Everything you will write about from now on, needs to be based in a conversation. A scholarly one, a scientific one, a popular one. To know what has been said before, you need to read and research.
Entering the Conversation
The introduction to the textbook, page 1, explains that the book relies on templates to help us do the basic moves of writing. The templates are guides that when used, help us to structure and generate our own writing. We will talk a lot about approaches to writing and how to think about writing, as well as use the templates provided, to help us practice the principles of writing.
It is true, of course, that critical thinking and writing go deeper than any set of linguistic formulas, requiring that you question assumptions, develop strong claims, offer supporting reasons and evidence, consider opposing arguments, and so on. But these deeper habits of thought cannot be put into practice unless you have a language for expressing them in clear, organized ways. (TSIS)
State your own ideas as a response to others. You are just entering a conversation that has been going on for thousands of years. You are not expected to know everything, but you are expected to begin to understand what others have said before and how to find it.
To argue means more than just stating your own position.
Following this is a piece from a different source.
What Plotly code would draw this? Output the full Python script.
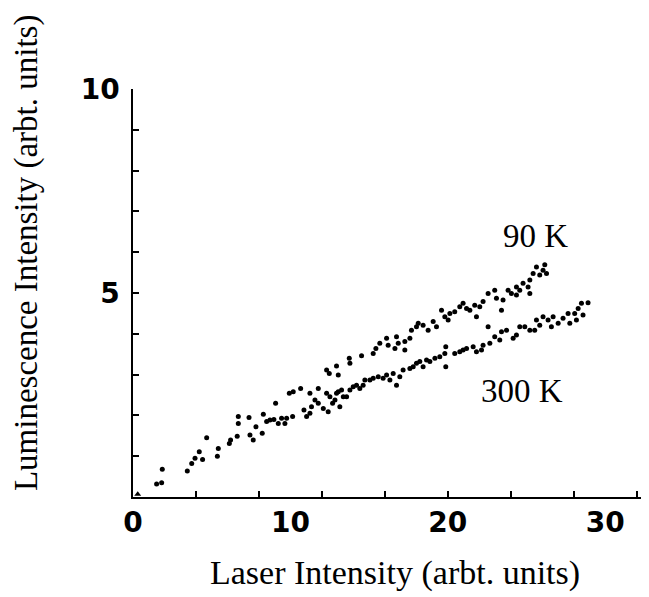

To argue you need to enter into a conversation with others views. Then you can try to convince others of your position or just to see your position as valid.
Burke’s “Unending Conversation” Metaphor
Kenneth Burke writes:
Imagine that you enter a parlor. You come late. When you arrive, others have long preceded you, and they are engaged in a heated discussion, a discussion too heated for them to pause and tell you exactly what it is about. In fact, the discussion had already begun long before any of them got there, so that no one present is qualified to retrace for you all the steps that had gone before. You listen for a while, until you decide that you have caught the tenor of the argument; then you put in your oar. Someone answers; you answer him; another comes to your defense; another aligns himself against you, to either the embarrassment or gratification of your opponent, depending upon the quality of your ally’s assistance. However, the discussion is interminable. The hour grows late, you must depart. And you do depart, with the discussion still vigorously in progress.
Don’t Blame the Eater
You wrote a summary of the Zinczenko article for today’s journal.
In your own words, what is the Conversation?